On Sequential Maximum a Posteriori Inference for Continual Learning
Menghao Waiyan William Zhu, Ercan Engin Kuruoğlu
TL;DR
This work reframes continual learning as sequential maximum a posteriori (MAP) inference, deriving a loss recursion $\mathfrak L_t(\theta)=\mathfrak L_{t-1}(\theta)+\mathfrak l_t(\theta)$ and addressing the challenge of unavailable past data by proposing two coreset-free approximations. Autodiff Quadratic Consolidation (AQC) uses a full quadratic (Laplace) approximation via Hessians, yielding a Hessian-augmented prior term, while Neural Consolidation (NC) trains a consolidator network to approximate the previous loss with $\hat{\mathfrak L}_t(\theta)=\lambda\kappa(\theta;\phi)+\mathfrak l_t(\theta)$. Experiments on classical (Iris, Wine) and image (MNIST, CIFAR-10, HAM-8, BCN-12) task sequences show that AQC is robust for high-dimensional visual features and can approach joint MAP performance when a pre-trained feature extractor is used, whereas NC tends to excel on low-dimensional classical tasks.
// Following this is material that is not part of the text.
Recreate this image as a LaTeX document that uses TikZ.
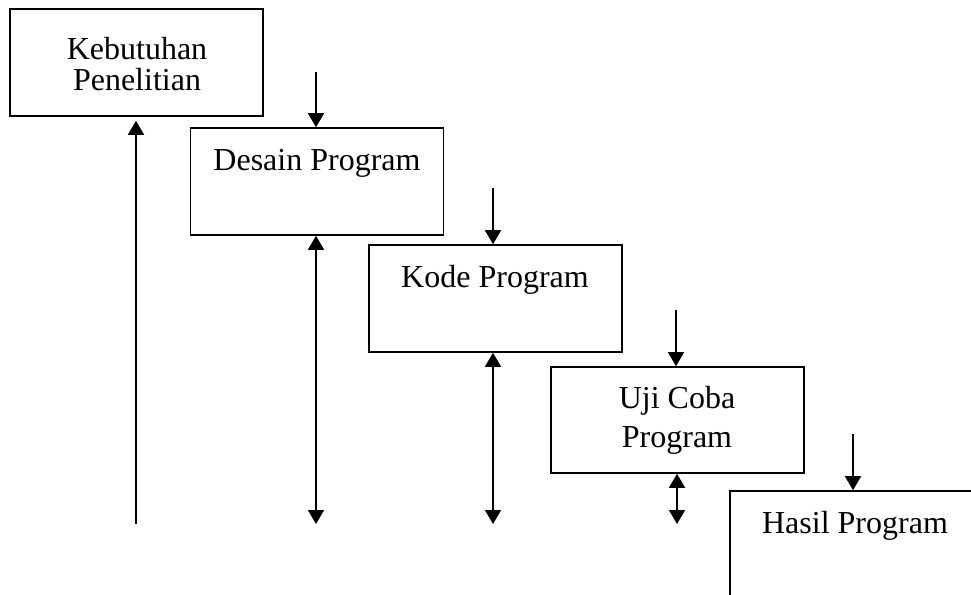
\documentclass[tikz,border=0pt]{standalone}
\usepackage{fontspec}
\setmainfont{Liberation Serif}
\usetikzlibrary{arrows.meta}
\begin{document}
\begin{tikzpicture}[x=1pt,y=-1pt,
  box/.style={draw=black,line width=1.6pt,minimum width=253pt,minimum height=107pt,inner sep=0pt},
  lbl/.style={inner sep=0pt,align=center,font=\fontsize{32}{31}\selectfont},
  lbltwo/.style={inner sep=0pt,align=center,font=\fontsize{32}{39}\selectfont},
  arr/.style={line width=1.6pt,-{Triangle[length=14pt,width=16pt]}},
  darr/.style={line width=1.6pt,{Triangle[length=14pt,width=16pt]}-{Triangle[length=14pt,width=16pt]}}]
\useasboundingbox (0,0) rectangle (971,594);
\clip (0,0) rectangle (971,594);
\fill[white] (0,0) rectangle (971,594);
% boxes
\node[box] (b1) at (136.5,62.5) {};
\node[box] (b2) at (317,181.5) {};
\node[box] (b3) at (495.5,298.5) {};
\node[box,minimum height=106pt] (b4) at (677.5,420) {};
\node[box] (b5) at (856.5,544.5) {};
% labels
\node[lbl] (t1) at (137,64) {Kebutuhan\\Penelitian};
\node[lbl] (t2) at (317,163) {Desain Program};
\node[lbl] (t3) at (495,280) {Kode Program};
\node[lbltwo] (t4) at (677,420) {Uji Coba\\Program};
\node[lbl] (t5) at (855,526) {Hasil Program};
% coordinates
\coordinate (s1) at (316,72);
\coordinate (s2) at (493,188);
\coordinate (s3) at (676,310);
\coordinate (s4) at (853,434);
\coordinate (u0) at (136,524);
\coordinate (e2) at (316,524);
\coordinate (e3) at (493,524);
\coordinate (e4) at (677,524);
% down arrows
\draw[arr] (s1) -- (s1 |- b2.north);
\draw[arr] (s2) -- (s2 |- b3.north);
\draw[arr] (s3) -- (s3 |- b4.north);
\draw[arr] (s4) -- (s4 |- b5.north);
% feedback arrows
\draw[arr,shorten >=4pt] (u0) -- (u0 |- b1.south);
\draw[darr] (e2 |- b2.south) -- (e2);
\draw[darr] (e3 |- b3.south) -- (e3);
\draw[darr] (e4 |- b4.south) -- (e4);
\end{tikzpicture}
\end{document}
The results underscore the value of pre-training for continual learning and demonstrate practical, data-efficient, coreset-free strategies for mitigating forgetting in sequential tasks.
Abstract
We formulate sequential maximum a posteriori inference as a recursion of loss functions and reduce the problem of continual learning to approximating the previous loss function. We then propose two coreset-free methods: autodiff quadratic consolidation, which uses an accurate and full quadratic approximation, and neural consolidation, which uses a neural network approximation. These methods are not scalable with respect to the neural network size, and we study them for classification tasks in combination with a fixed pre-trained feature extractor. We also introduce simple but challenging classical task sequences based on Iris and Wine datasets. We find that neural consolidation performs well in the classical task sequences, where the input dimension is small, while autodiff quadratic consolidation performs consistently well in image task sequences with a fixed pre-trained feature extractor, achieving comparable performance to joint maximum a posteriori training in many cases.